Experimental and theoretical aspects of proton transfer in 3-methyl-6-hydroxy-m-phthalic acid

Abstract

The ground- and excited-state proton transfer reactions of 3-methyl-6-hydroxy-m-phthalic acid (HmPA) have been studied in different protic and aprotic solvents at room temperature and 77 K both in the presence and absence of a base. In the ground state, intramolecularly hydrogen-bonded closed conformer has been found to be the only component in nonpolar and weakly polar aprotic solvents, whereas anion is detected in highly polar aprotic solvents.
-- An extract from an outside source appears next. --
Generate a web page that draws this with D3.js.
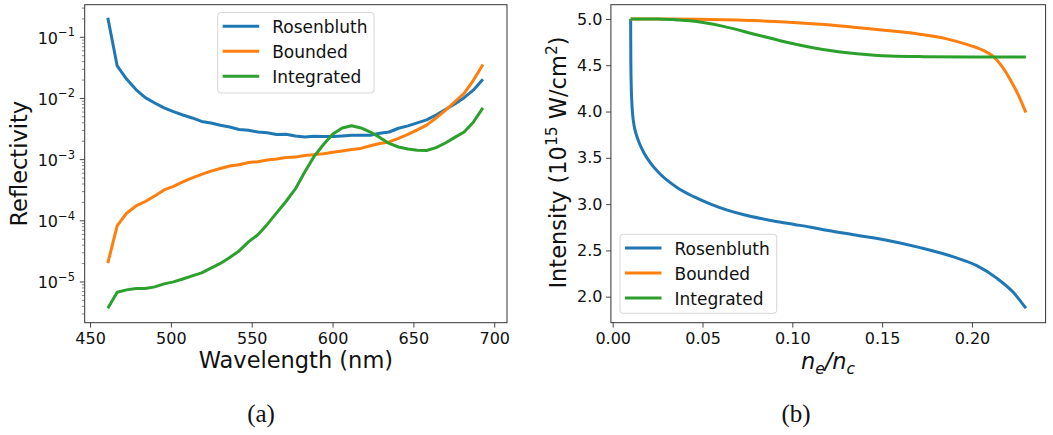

The excited-state intramolecular proton transfer (ESIPT) is evidenced by a large Stokes shifted emission in nonpolar and weakly polar solvents due to the formation of enol tautomer of HmPA. Solute–solvent interaction appears to play a major role in determining the nature of the absorbing and fluorescing species. At 77 K, HmPA shows phosphorescence both in the presence and absence of a base. The observed fluorescence decay rates are relatively slow in polar solvents compared to those in nonpolar and weakly polar solvents. Semiempirical calculations with limited configuration interaction demonstrate that ESIPT is favored only in the S1 electronic state both kinetically and thermodynamically, while the ground singlet and the excited triplet are predicted to have considerably higher barriers on the respective proton transfer paths.